**Problem to work on**
Sift the listing for lines that hold the string "standalone" and pull them out.

**Material shown**
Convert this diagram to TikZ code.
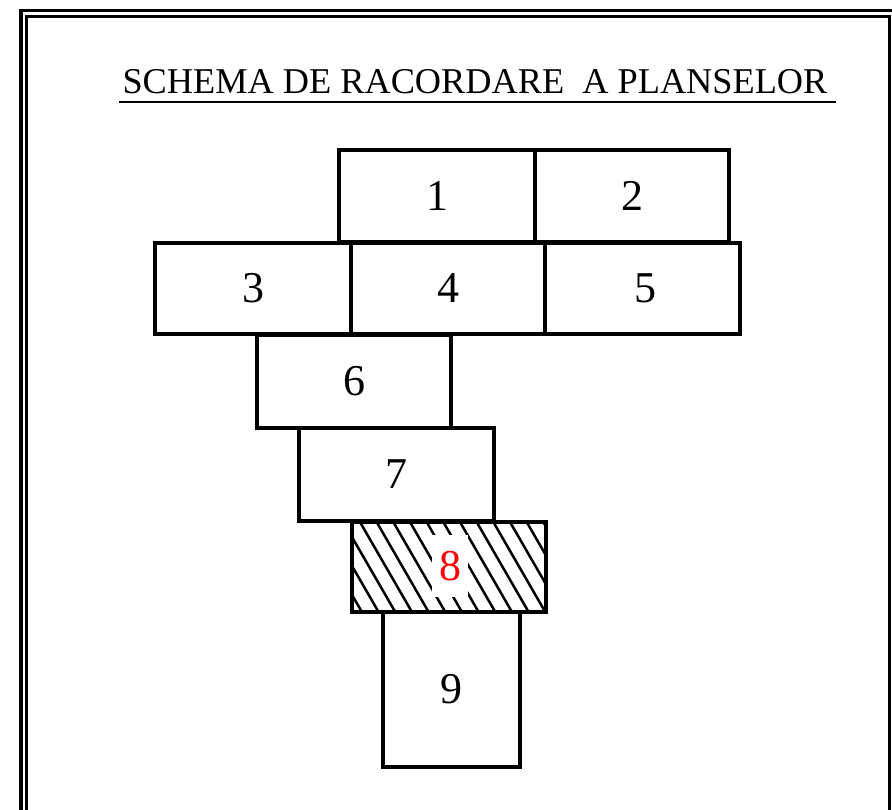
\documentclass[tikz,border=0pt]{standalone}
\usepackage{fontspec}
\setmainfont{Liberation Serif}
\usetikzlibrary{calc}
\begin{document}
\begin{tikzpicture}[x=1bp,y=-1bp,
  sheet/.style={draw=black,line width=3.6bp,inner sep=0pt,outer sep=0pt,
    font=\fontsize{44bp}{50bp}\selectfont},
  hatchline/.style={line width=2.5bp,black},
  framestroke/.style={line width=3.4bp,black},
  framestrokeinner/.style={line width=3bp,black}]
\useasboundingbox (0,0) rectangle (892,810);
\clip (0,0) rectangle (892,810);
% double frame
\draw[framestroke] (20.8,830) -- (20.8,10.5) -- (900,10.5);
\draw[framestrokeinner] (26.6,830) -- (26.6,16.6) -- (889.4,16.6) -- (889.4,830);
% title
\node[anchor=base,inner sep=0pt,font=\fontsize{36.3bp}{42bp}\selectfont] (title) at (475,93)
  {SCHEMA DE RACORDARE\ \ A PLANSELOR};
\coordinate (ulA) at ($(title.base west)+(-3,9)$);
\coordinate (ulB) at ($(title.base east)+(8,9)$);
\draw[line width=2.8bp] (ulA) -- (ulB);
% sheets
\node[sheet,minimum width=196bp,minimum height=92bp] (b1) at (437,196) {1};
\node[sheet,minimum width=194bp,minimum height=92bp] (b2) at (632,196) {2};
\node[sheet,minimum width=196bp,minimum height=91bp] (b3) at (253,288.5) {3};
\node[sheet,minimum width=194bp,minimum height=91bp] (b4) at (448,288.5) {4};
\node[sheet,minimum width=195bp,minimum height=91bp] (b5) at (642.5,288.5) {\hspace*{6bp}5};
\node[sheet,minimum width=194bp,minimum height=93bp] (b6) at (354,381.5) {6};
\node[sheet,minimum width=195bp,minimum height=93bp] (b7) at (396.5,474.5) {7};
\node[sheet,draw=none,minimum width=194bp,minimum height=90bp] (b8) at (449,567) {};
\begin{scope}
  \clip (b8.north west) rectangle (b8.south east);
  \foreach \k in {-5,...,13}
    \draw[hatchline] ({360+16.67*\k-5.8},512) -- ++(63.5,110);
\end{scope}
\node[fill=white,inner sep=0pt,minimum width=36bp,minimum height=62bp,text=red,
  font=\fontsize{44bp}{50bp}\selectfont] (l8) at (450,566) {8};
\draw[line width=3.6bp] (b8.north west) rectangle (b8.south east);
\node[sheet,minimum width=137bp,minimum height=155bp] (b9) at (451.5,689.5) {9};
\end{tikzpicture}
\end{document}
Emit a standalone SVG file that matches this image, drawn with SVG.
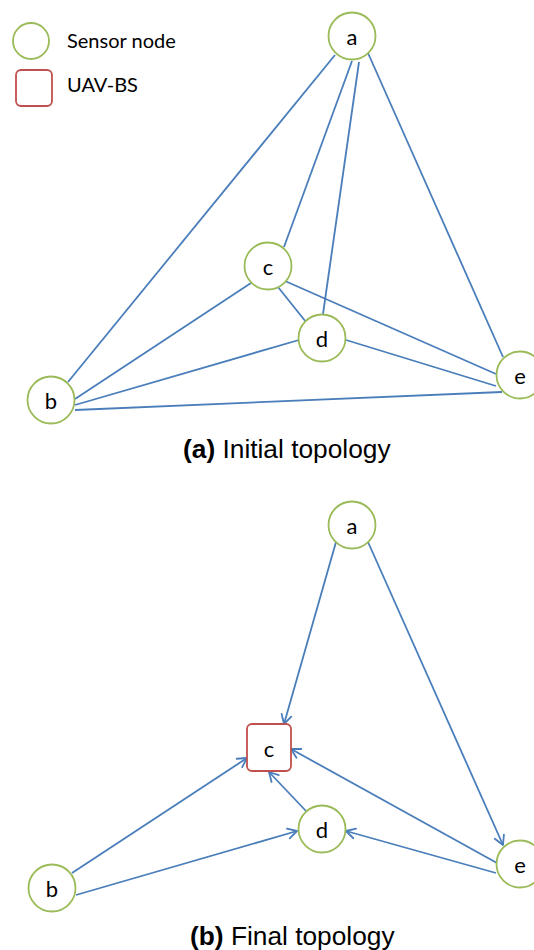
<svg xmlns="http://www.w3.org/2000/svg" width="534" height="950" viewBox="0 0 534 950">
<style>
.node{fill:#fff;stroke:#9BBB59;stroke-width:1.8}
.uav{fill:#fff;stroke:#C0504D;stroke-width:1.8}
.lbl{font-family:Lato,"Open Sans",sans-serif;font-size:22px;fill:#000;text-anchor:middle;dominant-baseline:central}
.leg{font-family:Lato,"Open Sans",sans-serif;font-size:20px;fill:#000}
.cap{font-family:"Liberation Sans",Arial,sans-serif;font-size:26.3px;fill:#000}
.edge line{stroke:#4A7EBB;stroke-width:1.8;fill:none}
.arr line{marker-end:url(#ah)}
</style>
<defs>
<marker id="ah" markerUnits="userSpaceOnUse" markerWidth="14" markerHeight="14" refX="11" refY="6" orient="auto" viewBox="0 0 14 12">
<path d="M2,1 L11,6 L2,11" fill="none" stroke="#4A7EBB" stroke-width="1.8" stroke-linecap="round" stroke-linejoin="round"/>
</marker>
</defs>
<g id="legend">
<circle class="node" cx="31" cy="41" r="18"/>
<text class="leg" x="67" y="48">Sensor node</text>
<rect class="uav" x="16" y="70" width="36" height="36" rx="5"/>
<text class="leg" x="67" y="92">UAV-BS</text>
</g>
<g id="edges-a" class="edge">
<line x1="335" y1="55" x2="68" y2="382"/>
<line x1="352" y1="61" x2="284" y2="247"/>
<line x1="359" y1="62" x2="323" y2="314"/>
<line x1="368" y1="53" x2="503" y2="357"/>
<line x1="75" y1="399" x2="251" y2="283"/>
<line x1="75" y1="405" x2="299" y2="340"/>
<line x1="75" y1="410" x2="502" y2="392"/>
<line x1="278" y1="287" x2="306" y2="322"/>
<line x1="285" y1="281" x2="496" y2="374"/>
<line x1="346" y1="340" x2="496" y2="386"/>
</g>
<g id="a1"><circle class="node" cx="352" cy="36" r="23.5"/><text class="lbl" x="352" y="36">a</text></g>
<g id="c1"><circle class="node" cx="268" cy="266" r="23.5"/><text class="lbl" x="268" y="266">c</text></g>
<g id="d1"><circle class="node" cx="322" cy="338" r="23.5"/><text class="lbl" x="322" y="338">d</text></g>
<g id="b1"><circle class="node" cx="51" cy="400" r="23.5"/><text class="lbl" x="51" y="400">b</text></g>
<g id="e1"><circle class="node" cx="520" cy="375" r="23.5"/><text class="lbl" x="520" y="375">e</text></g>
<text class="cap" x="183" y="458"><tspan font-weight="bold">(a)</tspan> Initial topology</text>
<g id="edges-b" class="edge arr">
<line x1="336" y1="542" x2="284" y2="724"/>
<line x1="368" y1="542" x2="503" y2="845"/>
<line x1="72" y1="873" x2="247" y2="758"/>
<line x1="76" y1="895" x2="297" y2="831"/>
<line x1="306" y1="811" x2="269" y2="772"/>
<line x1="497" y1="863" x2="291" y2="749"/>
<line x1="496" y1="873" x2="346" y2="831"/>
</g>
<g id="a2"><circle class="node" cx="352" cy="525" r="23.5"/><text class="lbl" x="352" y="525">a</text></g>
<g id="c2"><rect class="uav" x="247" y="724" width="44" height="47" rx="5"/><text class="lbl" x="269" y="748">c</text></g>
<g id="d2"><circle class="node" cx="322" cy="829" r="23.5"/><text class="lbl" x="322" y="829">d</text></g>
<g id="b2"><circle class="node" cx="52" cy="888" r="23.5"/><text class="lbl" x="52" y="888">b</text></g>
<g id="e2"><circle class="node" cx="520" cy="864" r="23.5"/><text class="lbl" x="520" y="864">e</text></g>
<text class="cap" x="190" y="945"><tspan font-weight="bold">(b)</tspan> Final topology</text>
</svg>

--

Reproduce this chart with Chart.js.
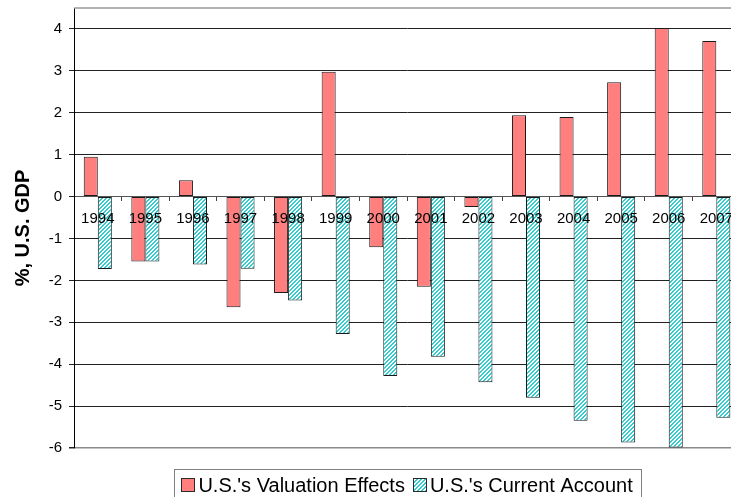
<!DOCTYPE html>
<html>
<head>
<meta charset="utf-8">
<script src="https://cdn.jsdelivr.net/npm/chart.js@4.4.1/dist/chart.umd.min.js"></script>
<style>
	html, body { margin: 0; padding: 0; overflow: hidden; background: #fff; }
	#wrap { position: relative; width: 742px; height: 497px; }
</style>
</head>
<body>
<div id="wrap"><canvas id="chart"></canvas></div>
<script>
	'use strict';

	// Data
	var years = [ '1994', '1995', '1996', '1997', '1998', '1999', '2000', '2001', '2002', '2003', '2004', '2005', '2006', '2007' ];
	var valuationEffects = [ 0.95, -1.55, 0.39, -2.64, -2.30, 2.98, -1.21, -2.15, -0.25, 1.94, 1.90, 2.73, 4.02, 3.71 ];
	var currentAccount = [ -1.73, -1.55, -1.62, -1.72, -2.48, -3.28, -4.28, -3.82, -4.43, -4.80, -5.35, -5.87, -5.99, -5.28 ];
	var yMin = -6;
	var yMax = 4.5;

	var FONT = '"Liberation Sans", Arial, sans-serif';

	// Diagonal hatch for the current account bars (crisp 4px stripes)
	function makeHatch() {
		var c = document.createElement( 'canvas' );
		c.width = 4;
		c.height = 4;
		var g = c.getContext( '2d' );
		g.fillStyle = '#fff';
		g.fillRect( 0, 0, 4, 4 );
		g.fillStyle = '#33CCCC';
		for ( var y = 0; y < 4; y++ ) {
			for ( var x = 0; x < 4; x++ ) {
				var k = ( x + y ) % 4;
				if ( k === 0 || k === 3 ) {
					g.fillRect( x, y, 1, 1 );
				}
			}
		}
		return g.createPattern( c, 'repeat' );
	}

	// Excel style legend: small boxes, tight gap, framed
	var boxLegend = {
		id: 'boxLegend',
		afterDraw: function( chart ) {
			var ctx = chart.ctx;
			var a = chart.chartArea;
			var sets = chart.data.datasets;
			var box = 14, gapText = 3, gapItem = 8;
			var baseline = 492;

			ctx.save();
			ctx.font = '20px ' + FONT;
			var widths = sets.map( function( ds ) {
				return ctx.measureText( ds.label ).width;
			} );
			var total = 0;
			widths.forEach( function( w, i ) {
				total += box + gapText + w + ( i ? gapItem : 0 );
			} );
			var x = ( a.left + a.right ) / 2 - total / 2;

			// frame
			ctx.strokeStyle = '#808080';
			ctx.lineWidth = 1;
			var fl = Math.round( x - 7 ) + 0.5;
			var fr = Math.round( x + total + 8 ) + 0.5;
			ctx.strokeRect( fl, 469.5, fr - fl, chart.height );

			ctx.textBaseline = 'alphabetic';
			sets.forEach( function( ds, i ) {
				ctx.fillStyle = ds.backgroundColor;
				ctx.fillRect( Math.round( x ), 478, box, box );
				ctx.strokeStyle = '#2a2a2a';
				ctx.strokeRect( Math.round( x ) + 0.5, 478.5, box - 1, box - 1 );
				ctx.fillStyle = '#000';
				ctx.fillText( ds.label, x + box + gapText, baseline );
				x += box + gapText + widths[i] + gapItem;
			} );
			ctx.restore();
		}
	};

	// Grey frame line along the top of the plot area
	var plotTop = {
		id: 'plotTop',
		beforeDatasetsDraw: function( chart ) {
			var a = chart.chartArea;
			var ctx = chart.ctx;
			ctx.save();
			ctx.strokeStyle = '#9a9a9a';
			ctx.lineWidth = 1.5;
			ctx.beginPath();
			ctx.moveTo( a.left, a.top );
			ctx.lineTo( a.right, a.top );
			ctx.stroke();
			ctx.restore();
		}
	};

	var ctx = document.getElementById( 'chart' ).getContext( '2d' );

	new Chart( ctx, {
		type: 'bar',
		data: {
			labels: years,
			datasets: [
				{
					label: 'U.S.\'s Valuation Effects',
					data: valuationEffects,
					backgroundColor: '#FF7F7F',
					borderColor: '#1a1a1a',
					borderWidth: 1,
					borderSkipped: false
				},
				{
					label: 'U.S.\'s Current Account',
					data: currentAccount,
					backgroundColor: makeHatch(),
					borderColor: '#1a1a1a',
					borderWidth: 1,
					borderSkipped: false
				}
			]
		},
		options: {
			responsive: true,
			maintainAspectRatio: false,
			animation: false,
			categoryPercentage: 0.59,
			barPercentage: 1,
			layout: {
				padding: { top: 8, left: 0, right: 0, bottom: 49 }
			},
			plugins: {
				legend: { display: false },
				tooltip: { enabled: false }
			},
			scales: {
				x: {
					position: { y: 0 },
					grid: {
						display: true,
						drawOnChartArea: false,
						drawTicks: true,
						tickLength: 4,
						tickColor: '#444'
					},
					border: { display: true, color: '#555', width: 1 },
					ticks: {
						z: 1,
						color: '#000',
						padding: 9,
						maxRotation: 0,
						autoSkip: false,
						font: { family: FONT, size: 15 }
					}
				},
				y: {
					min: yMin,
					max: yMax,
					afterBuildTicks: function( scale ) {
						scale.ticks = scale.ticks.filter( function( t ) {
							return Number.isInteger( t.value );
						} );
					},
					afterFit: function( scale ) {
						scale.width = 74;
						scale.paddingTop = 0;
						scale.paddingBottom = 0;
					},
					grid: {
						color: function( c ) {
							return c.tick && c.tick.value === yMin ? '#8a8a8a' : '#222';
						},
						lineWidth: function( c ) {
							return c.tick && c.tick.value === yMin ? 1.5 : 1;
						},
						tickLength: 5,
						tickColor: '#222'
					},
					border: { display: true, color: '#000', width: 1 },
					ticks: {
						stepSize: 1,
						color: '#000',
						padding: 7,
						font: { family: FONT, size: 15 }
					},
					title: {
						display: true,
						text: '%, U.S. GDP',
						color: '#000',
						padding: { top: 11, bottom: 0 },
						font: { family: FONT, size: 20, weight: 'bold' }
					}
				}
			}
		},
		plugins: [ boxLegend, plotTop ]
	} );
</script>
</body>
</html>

**Task response**
\documentclass[tikz,border=0pt]{standalone}
Emit a standalone SVG file that matches this image, drawn with SVG.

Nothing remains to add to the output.